**Material supplied**
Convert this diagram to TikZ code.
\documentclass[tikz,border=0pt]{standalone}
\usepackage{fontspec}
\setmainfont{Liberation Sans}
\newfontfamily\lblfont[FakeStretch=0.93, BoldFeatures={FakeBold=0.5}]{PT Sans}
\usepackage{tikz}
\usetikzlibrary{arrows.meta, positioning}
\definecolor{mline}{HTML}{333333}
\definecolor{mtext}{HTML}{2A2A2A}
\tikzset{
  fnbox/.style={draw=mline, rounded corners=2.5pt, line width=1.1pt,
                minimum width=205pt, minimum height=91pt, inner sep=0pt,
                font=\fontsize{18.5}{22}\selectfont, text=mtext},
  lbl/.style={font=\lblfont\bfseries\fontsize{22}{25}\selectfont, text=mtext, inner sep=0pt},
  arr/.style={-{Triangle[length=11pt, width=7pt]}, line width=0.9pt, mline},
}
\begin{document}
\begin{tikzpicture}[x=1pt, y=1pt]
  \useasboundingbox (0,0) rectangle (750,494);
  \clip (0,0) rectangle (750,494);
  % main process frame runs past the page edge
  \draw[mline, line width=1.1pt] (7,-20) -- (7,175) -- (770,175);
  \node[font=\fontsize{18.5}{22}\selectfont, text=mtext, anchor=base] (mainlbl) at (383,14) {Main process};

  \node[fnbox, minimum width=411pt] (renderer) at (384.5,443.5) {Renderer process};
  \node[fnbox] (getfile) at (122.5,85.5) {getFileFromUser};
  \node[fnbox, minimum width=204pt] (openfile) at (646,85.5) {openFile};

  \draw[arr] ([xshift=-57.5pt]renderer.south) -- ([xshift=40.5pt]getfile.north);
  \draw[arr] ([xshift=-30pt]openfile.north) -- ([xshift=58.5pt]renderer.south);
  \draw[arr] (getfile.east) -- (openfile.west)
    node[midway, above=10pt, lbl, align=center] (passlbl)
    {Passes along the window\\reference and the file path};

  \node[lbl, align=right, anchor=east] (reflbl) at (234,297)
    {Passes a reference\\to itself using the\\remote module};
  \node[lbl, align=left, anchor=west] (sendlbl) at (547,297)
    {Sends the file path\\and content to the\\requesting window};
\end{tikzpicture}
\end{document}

--

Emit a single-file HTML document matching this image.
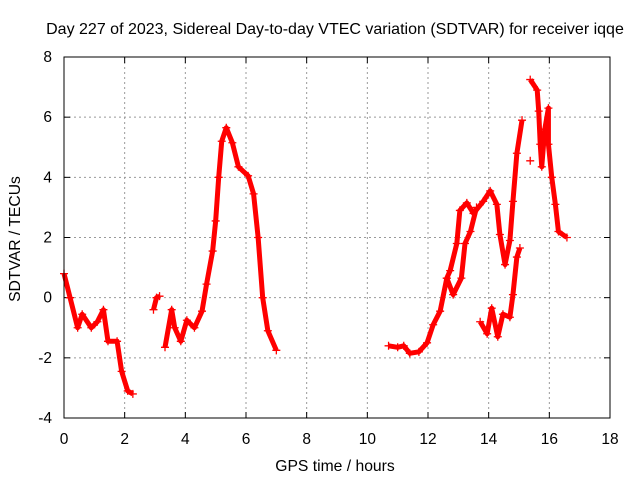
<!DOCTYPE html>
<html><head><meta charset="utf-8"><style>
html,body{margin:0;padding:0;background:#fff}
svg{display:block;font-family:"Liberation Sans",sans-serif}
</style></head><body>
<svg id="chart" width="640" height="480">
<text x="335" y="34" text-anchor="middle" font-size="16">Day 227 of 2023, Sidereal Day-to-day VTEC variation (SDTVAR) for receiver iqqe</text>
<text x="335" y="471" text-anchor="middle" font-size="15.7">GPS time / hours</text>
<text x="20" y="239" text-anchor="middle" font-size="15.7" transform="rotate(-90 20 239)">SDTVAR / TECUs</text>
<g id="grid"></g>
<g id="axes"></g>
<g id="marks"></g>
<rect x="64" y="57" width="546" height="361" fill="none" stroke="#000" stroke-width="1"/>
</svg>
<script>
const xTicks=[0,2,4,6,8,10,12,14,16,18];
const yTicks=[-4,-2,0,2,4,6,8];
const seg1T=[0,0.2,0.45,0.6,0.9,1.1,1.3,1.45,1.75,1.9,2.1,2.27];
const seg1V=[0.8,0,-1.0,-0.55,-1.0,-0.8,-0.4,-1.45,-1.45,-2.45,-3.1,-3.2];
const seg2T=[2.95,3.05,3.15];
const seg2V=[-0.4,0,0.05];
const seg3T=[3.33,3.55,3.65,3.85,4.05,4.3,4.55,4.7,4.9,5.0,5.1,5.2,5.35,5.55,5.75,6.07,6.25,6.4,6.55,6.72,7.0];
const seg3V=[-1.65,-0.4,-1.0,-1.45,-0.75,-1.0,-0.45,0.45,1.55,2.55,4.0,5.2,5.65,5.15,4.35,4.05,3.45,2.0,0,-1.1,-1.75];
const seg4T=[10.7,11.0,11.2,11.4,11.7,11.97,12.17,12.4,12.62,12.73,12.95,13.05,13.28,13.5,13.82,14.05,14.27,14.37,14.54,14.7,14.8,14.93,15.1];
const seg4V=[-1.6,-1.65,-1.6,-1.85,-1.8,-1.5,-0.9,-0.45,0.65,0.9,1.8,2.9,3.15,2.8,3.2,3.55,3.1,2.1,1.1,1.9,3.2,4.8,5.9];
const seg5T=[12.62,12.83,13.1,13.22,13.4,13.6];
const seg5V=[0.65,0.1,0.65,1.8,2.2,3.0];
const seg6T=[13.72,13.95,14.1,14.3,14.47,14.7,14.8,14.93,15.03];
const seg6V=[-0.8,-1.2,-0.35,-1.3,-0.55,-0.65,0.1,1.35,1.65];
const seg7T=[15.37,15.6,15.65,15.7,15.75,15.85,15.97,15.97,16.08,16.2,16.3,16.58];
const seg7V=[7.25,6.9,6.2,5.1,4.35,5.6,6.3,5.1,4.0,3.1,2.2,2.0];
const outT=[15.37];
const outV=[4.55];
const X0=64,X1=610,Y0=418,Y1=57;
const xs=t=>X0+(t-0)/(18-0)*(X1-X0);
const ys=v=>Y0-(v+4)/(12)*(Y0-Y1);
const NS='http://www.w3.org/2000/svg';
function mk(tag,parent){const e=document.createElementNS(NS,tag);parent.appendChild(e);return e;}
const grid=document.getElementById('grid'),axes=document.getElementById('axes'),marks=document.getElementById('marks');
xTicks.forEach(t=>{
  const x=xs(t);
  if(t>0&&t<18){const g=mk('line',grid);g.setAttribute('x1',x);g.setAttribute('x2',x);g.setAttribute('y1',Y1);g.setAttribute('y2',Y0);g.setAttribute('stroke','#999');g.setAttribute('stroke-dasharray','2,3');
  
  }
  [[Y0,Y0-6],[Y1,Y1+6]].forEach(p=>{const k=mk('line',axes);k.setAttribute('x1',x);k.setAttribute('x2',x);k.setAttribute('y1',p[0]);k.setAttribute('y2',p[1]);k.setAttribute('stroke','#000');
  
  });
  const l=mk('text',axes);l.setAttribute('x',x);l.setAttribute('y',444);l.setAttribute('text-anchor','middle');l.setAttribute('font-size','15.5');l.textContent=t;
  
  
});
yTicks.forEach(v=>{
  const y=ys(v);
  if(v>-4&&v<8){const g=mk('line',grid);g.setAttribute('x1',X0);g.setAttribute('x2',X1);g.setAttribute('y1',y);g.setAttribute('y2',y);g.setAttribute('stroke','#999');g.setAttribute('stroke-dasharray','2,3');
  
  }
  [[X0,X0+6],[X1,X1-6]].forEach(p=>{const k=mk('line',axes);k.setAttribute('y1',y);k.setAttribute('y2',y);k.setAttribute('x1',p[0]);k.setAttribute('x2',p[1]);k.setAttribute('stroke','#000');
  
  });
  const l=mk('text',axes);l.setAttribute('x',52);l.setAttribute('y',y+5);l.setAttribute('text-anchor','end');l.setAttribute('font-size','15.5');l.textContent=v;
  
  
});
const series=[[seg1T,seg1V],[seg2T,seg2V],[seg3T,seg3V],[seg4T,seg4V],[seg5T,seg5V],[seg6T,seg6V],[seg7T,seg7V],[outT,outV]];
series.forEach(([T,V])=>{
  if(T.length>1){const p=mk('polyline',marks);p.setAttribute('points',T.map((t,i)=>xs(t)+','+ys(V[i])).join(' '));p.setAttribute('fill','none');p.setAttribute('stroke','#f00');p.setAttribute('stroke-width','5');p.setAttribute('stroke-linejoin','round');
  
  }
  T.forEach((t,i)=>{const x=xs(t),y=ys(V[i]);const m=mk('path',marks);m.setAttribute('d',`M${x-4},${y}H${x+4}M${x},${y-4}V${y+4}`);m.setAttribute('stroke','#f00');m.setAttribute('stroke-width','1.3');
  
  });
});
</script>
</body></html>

**Set task**
Find how many of the lines above have the word "this" in them. State only that number.

**Full output**
2